__DATA EXCERPT__.
|---|
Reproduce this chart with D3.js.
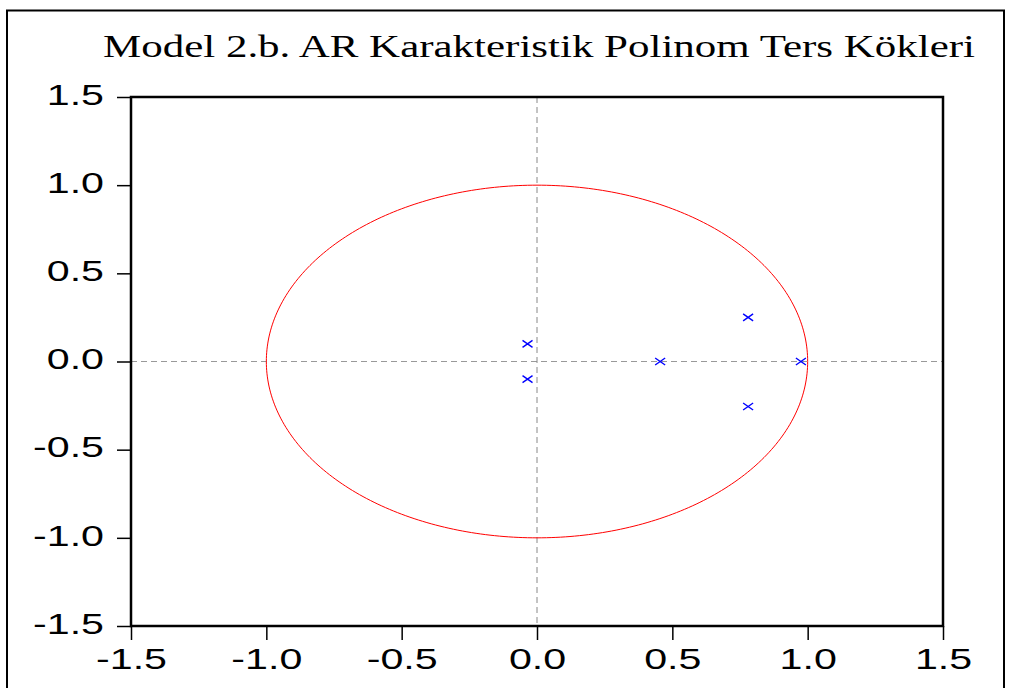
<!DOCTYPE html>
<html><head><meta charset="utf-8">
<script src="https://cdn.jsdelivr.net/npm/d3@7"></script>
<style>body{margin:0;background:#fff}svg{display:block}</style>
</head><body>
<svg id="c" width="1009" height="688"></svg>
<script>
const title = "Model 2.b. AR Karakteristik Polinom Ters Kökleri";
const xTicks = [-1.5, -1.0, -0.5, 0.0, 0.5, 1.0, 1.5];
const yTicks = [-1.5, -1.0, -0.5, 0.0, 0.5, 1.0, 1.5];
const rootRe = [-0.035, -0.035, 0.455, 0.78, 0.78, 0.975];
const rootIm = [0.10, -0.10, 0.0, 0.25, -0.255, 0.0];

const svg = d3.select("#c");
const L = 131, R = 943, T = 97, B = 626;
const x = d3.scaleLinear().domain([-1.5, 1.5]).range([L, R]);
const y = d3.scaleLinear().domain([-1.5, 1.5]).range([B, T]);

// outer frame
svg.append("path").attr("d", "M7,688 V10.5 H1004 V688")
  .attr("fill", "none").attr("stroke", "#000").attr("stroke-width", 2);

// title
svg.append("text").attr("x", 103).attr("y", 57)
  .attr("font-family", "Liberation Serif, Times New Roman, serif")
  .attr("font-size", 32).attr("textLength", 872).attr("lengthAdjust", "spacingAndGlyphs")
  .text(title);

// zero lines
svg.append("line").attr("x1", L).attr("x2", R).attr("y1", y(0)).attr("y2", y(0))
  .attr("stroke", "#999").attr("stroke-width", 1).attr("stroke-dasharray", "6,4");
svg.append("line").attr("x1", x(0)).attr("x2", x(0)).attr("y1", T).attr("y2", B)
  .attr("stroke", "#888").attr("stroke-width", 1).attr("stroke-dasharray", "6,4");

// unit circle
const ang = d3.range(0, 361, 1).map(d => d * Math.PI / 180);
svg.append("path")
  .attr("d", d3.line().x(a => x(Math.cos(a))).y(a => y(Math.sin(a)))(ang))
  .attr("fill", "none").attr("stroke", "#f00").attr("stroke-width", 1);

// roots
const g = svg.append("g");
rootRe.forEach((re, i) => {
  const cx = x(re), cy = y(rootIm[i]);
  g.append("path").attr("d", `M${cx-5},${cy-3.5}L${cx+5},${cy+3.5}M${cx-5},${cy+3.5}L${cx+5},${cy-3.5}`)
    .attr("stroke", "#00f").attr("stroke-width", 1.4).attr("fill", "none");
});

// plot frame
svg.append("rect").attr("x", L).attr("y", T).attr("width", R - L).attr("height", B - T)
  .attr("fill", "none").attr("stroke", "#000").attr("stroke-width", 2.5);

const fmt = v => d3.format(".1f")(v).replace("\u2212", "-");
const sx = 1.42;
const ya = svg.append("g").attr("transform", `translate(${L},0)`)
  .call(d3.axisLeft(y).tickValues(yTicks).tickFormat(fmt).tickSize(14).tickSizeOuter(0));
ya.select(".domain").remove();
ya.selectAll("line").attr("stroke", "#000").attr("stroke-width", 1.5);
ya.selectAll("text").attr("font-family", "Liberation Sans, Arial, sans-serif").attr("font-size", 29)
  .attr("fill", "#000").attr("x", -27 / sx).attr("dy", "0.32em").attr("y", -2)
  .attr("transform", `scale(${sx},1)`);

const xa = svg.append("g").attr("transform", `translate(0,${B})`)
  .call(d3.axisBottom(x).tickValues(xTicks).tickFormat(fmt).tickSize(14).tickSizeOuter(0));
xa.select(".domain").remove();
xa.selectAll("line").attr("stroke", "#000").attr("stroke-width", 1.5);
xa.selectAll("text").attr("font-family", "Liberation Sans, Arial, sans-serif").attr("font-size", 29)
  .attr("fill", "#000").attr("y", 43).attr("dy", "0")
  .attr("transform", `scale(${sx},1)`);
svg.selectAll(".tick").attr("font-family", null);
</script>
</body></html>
|---|
__WHAT YOU HAVE TO DO__. Except for the pictures, print the data above exactly.

__REPLY__.
Reproduce this chart with D3.js.
<!DOCTYPE html>
<html><head><meta charset="utf-8">
<script src="https://cdn.jsdelivr.net/npm/d3@7"></script>
<style>body{margin:0;background:#fff}svg{display:block}</style>
</head><body>
<svg id="c" width="1009" height="688"></svg>
<script>
const title = "Model 2.b. AR Karakteristik Polinom Ters Kökleri";
const xTicks = [-1.5, -1.0, -0.5, 0.0, 0.5, 1.0, 1.5];
const yTicks = [-1.5, -1.0, -0.5, 0.0, 0.5, 1.0, 1.5];
const rootRe = [-0.035, -0.035, 0.455, 0.78, 0.78, 0.975];
const rootIm = [0.10, -0.10, 0.0, 0.25, -0.255, 0.0];

const svg = d3.select("#c");
const L = 131, R = 943, T = 97, B = 626;
const x = d3.scaleLinear().domain([-1.5, 1.5]).range([L, R]);
const y = d3.scaleLinear().domain([-1.5, 1.5]).range([B, T]);

// outer frame
svg.append("path").attr("d", "M7,688 V10.5 H1004 V688")
  .attr("fill", "none").attr("stroke", "#000").attr("stroke-width", 2);

// title
svg.append("text").attr("x", 103).attr("y", 57)
  .attr("font-family", "Liberation Serif, Times New Roman, serif")
  .attr("font-size", 32).attr("textLength", 872).attr("lengthAdjust", "spacingAndGlyphs")
  .text(title);

// zero lines
svg.append("line").attr("x1", L).attr("x2", R).attr("y1", y(0)).attr("y2", y(0))
  .attr("stroke", "#999").attr("stroke-width", 1).attr("stroke-dasharray", "6,4");
svg.append("line").attr("x1", x(0)).attr("x2", x(0)).attr("y1", T).attr("y2", B)
  .attr("stroke", "#888").attr("stroke-width", 1).attr("stroke-dasharray", "6,4");

// unit circle
const ang = d3.range(0, 361, 1).map(d => d * Math.PI / 180);
svg.append("path")
  .attr("d", d3.line().x(a => x(Math.cos(a))).y(a => y(Math.sin(a)))(ang))
  .attr("fill", "none").attr("stroke", "#f00").attr("stroke-width", 1);

// roots
const g = svg.append("g");
rootRe.forEach((re, i) => {
  const cx = x(re), cy = y(rootIm[i]);
  g.append("path").attr("d", `M${cx-5},${cy-3.5}L${cx+5},${cy+3.5}M${cx-5},${cy+3.5}L${cx+5},${cy-3.5}`)
    .attr("stroke", "#00f").attr("stroke-width", 1.4).attr("fill", "none");
});

// plot frame
svg.append("rect").attr("x", L).attr("y", T).attr("width", R - L).attr("height", B - T)
  .attr("fill", "none").attr("stroke", "#000").attr("stroke-width", 2.5);

const fmt = v => d3.format(".1f")(v).replace("\u2212", "-");
const sx = 1.42;
const ya = svg.append("g").attr("transform", `translate(${L},0)`)
  .call(d3.axisLeft(y).tickValues(yTicks).tickFormat(fmt).tickSize(14).tickSizeOuter(0));
ya.select(".domain").remove();
ya.selectAll("line").attr("stroke", "#000").attr("stroke-width", 1.5);
ya.selectAll("text").attr("font-family", "Liberation Sans, Arial, sans-serif").attr("font-size", 29)
  .attr("fill", "#000").attr("x", -27 / sx).attr("dy", "0.32em").attr("y", -2)
  .attr("transform", `scale(${sx},1)`);

const xa = svg.append("g").attr("transform", `translate(0,${B})`)
  .call(d3.axisBottom(x).tickValues(xTicks).tickFormat(fmt).tickSize(14).tickSizeOuter(0));
xa.select(".domain").remove();
xa.selectAll("line").attr("stroke", "#000").attr("stroke-width", 1.5);
xa.selectAll("text").attr("font-family", "Liberation Sans, Arial, sans-serif").attr("font-size", 29)
  .attr("fill", "#000").attr("y", 43).attr("dy", "0")
  .attr("transform", `scale(${sx},1)`);
svg.selectAll(".tick").attr("font-family", null);
</script>
</body></html>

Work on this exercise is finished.